» **WHAT THE TASK ASKS**
Reproduce exactly the lines below, from the first one through the line containing "(t4) at (299,240)", and omit any pictures.

» **GIVEN INFORMATION**
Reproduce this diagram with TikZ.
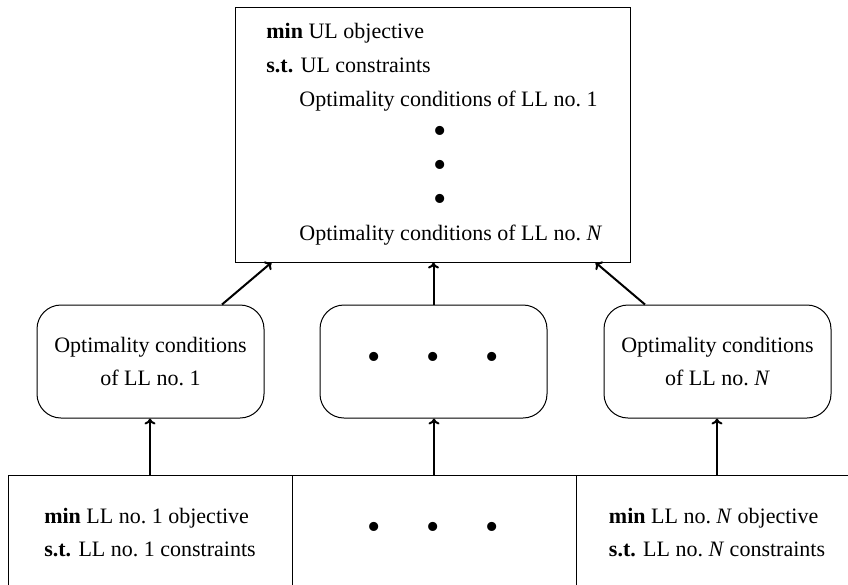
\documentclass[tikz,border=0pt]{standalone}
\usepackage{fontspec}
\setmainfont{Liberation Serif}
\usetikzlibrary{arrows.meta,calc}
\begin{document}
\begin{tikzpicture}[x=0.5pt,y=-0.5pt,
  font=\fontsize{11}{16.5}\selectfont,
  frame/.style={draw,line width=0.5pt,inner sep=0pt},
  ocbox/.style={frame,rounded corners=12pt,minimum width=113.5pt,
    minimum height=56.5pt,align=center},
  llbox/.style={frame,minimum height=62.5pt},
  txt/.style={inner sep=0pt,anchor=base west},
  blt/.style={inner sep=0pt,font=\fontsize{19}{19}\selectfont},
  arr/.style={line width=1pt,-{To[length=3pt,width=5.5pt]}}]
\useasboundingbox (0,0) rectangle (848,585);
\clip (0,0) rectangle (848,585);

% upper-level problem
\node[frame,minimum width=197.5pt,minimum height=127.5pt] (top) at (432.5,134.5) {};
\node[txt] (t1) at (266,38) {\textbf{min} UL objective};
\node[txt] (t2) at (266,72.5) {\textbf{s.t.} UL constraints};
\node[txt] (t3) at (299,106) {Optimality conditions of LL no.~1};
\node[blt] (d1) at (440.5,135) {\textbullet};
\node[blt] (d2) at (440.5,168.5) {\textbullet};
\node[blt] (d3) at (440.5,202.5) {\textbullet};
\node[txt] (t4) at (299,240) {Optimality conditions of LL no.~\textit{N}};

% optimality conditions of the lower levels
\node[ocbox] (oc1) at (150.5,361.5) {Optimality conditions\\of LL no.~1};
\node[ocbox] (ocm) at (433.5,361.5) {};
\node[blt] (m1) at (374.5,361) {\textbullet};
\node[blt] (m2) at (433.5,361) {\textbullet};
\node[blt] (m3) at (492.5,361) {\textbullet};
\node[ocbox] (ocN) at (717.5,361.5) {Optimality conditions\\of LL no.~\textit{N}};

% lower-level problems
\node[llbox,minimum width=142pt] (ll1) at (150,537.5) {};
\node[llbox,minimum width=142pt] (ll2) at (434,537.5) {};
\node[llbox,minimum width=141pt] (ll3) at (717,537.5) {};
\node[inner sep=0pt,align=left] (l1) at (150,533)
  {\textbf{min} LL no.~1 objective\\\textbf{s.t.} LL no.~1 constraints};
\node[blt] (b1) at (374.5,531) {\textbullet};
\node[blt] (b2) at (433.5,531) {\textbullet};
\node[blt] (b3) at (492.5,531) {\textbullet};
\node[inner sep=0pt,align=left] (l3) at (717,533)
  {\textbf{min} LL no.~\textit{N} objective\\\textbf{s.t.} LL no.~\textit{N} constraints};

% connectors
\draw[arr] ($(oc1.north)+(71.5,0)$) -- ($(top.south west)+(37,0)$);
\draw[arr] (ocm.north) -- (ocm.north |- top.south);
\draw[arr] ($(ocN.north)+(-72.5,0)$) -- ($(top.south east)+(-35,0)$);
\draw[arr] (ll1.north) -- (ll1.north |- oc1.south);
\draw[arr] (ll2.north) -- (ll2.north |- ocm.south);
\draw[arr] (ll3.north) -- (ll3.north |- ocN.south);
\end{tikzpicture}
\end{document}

» **COMPLETE RESPONSE**
Reproduce this diagram with TikZ.
\documentclass[tikz,border=0pt]{standalone}
\usepackage{fontspec}
\setmainfont{Liberation Serif}
\usetikzlibrary{arrows.meta,calc}
\begin{document}
\begin{tikzpicture}[x=0.5pt,y=-0.5pt,
  font=\fontsize{11}{16.5}\selectfont,
  frame/.style={draw,line width=0.5pt,inner sep=0pt},
  ocbox/.style={frame,rounded corners=12pt,minimum width=113.5pt,
    minimum height=56.5pt,align=center},
  llbox/.style={frame,minimum height=62.5pt},
  txt/.style={inner sep=0pt,anchor=base west},
  blt/.style={inner sep=0pt,font=\fontsize{19}{19}\selectfont},
  arr/.style={line width=1pt,-{To[length=3pt,width=5.5pt]}}]
\useasboundingbox (0,0) rectangle (848,585);
\clip (0,0) rectangle (848,585);

% upper-level problem
\node[frame,minimum width=197.5pt,minimum height=127.5pt] (top) at (432.5,134.5) {};
\node[txt] (t1) at (266,38) {\textbf{min} UL objective};
\node[txt] (t2) at (266,72.5) {\textbf{s.t.} UL constraints};
\node[txt] (t3) at (299,106) {Optimality conditions of LL no.~1};
\node[blt] (d1) at (440.5,135) {\textbullet};
\node[blt] (d2) at (440.5,168.5) {\textbullet};
\node[blt] (d3) at (440.5,202.5) {\textbullet};
\node[txt] (t4) at (299,240) {Optimality conditions of LL no.~\textit{N}};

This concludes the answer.